Rolling back transaction: done

[Errno 13] Permission denied: ‘/opt/conda/lib/python3.7/site-packages/torch/pycache/init.cpython-37.pyc’
()

I made an easy step-by-step guide to create AI-platform notebook instance with everything up to date to use fastai, I hope it helps the ones don’t know what configuration to choose and how to start.

5 Likes

Is there a way I may store programs & data on a disk(bucket?) & switch between different VMs depending on whether I’m coding(low cost VM) or ‘learning’(expensive GPU VMs). I’m looking to keep a stable codebase+data on cheaper storage and switch between levels of compute as needed.

Would appreciate any help or pointer to resources. Thanks

This may be what you are looking for: Connecting to Cloud Storage buckets  |  Compute Engine Documentation

Thank you so much! This is the solution that finally worked for me.

In early July of 2021, the instructions provided for the GCP setup here are no longer correct. In particular, there is no longer a need to manually install a different CUDA version (the default in GCP is now 11.0, and this works out of the box with pytorch).

Using the other code in the official GCP setup page leads to weird library incompatibilities (in particular one that other people have mentioned which begins: “NameError: name ‘CallbackHandler’ is not defined”).
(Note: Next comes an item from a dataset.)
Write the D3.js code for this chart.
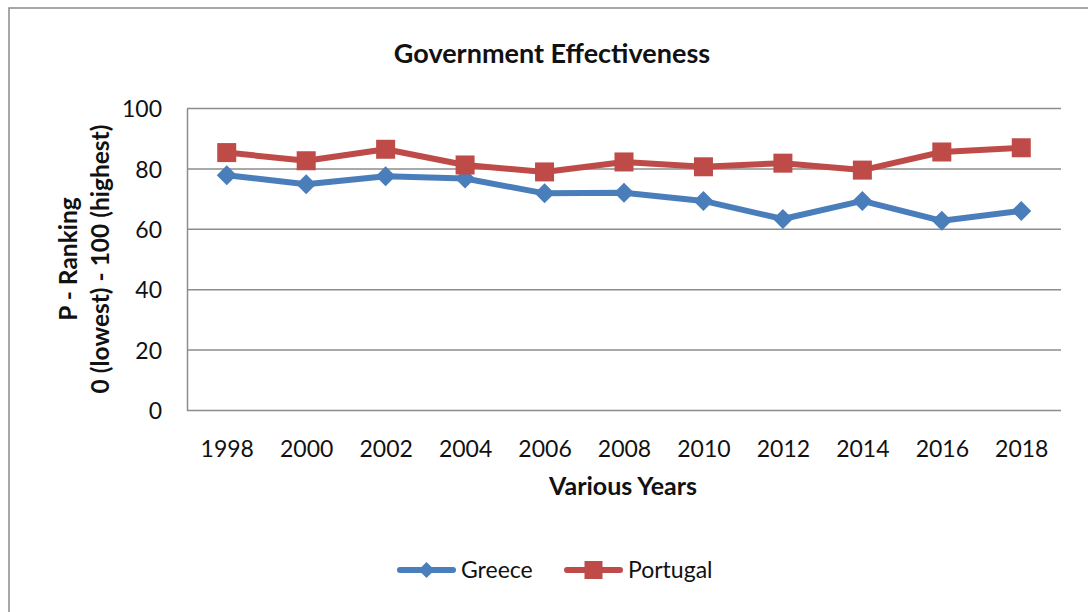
<!DOCTYPE html>
<html>
<head>
<meta charset="utf-8">
<script src="https://cdn.jsdelivr.net/npm/d3@7"></script>
<style>
  html, body { margin: 0; padding: 0; background: #fff; }
  svg { display: block; }
  text { font-family: Lato, "Liberation Sans", sans-serif; fill: #111; }
</style>
</head>
<body>
<svg id="chart" width="1088" height="612"></svg>
<script>
// Government Effectiveness percentile rank, 1998-2018
const years = ["1998", "2000", "2002", "2004", "2006", "2008", "2010", "2012", "2014", "2016", "2018"];
const greece = [77.9, 74.9, 77.6, 76.8, 71.9, 72.1, 69.4, 63.4, 69.4, 62.8, 66.1];
const portugal = [85.4, 82.7, 86.5, 81.3, 79.0, 82.3, 80.7, 81.9, 79.6, 85.6, 87.0];
const yTicks = [0, 20, 40, 60, 80, 100];
const seriesNames = ["Greece", "Portugal"];

const svg = d3.select("#chart");
const W = 1088, H = 612;
const plot = { left: 187, top: 108.5, right: 1061, bottom: 410.5 };

// outer chart frame (extends past the right and bottom edges)
svg.append("rect")
  .attr("x", 9).attr("y", 8)
  .attr("width", W + 20).attr("height", H + 20)
  .attr("fill", "none").attr("stroke", "#8a8a8a").attr("stroke-width", 1.5);

const x = d3.scalePoint().domain(years).range([plot.left, plot.right]).padding(0.5);
const y = d3.scaleLinear().domain([0, 100]).range([plot.bottom, plot.top]);

// horizontal gridlines
svg.append("g")
  .selectAll("line")
  .data(yTicks)
  .join("line")
  .attr("x1", plot.left).attr("x2", plot.right)
  .attr("y1", d => y(d)).attr("y2", d => y(d))
  .attr("stroke", "#8c8c8c").attr("stroke-width", 1.5);

// y axis
const yAxis = svg.append("g")
  .attr("transform", `translate(${plot.left},0)`)
  .call(d3.axisLeft(y).tickValues(yTicks).tickSize(0).tickPadding(25));
yAxis.select(".domain").attr("stroke", "#8c8c8c").attr("stroke-width", 1.5);
yAxis.selectAll("text").style("font-size", "23px").attr("dy", "0.36em").attr("fill", "#111");

// x axis (labels only)
const xAxis = svg.append("g")
  .attr("transform", `translate(0,${plot.bottom})`)
  .call(d3.axisBottom(x).tickSize(0));
xAxis.select(".domain").remove();
xAxis.selectAll("text")
  .style("font-size", "23px").attr("fill", "#111")
  .attr("y", 46).attr("dy", 0);

// titles
svg.append("text")
  .attr("x", 552).attr("y", 63)
  .attr("text-anchor", "middle")
  .style("font-size", "27px").style("font-weight", "bold")
  .text("Government Effectiveness");

svg.append("text")
  .attr("x", 623).attr("y", 495)
  .attr("text-anchor", "middle")
  .style("font-size", "25px").style("font-weight", "bold")
  .text("Various Years");

const yTitle = svg.append("text")
  .attr("transform", "translate(77,259) rotate(-90)")
  .attr("text-anchor", "middle")
  .style("font-size", "24.5px").style("font-weight", "bold");
yTitle.append("tspan").attr("x", 0).attr("dy", 0).text("P - Ranking");
yTitle.append("tspan").attr("x", 0).attr("dy", 32).text("0 (lowest) - 100 (highest)");

const colors = { Greece: "#4a7ebb", Portugal: "#be4b48" };
const line = d3.line().x((d, i) => x(years[i])).y(d => y(d));

function diamond(sel, cx, cy, r, color) {
  sel.append("path")
    .attr("d", `M${cx},${cy - r}L${cx + r},${cy}L${cx},${cy + r}L${cx - r},${cy}Z`)
    .attr("fill", color);
}
function square(sel, cx, cy, r, color) {
  sel.append("rect")
    .attr("x", cx - r).attr("y", cy - r)
    .attr("width", 2 * r).attr("height", 2 * r)
    .attr("fill", color);
}

const seriesData = [["Greece", greece, diamond, 10], ["Portugal", portugal, square, 9.5]];
const gSeries = svg.append("g");
seriesData.forEach(([name, vals, marker, r]) => {
  gSeries.append("path")
    .datum(vals)
    .attr("d", line)
    .attr("fill", "none")
    .attr("stroke", colors[name])
    .attr("stroke-width", 6)
    .attr("stroke-linejoin", "round")
    .attr("stroke-linecap", "round");
  const gm = gSeries.append("g");
  vals.forEach((v, i) => marker(gm, x(years[i]), y(v), r, colors[name]));
});

// legend
const legend = svg.append("g");
const legendItems = [
  { name: seriesNames[0], x0: 398, marker: diamond, r: 8 },
  { name: seriesNames[1], x0: 565, marker: square, r: 9 }
];
legendItems.forEach(it => {
  const cy = 570;
  legend.append("line")
    .attr("x1", it.x0 + 2).attr("x2", it.x0 + 55)
    .attr("y1", cy).attr("y2", cy)
    .attr("stroke", colors[it.name]).attr("stroke-width", 6)
    .attr("stroke-linecap", "round");
  it.marker(legend, it.x0 + 28.5, cy, it.r, colors[it.name]);
  legend.append("text")
    .attr("x", it.x0 + 63).attr("y", 577.5)
    .style("font-size", "23px")
    .text(it.name);
});
</script>
</body>
</html>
When I used the setup approach described on your github page, I was able to install everything with no issues and run the code in the notebook (only tested the first lesson so far but all of the code runs)!

2 Likes

nice! I am glad that it was useful for you!

Just used this too. Thanks! so easy to follow and works perfectly :grinning:

Wow, I’m incredibly grateful to you for putting this together. It would be nice if this could get some official spotlighting as well. Thanks so much for taking the time!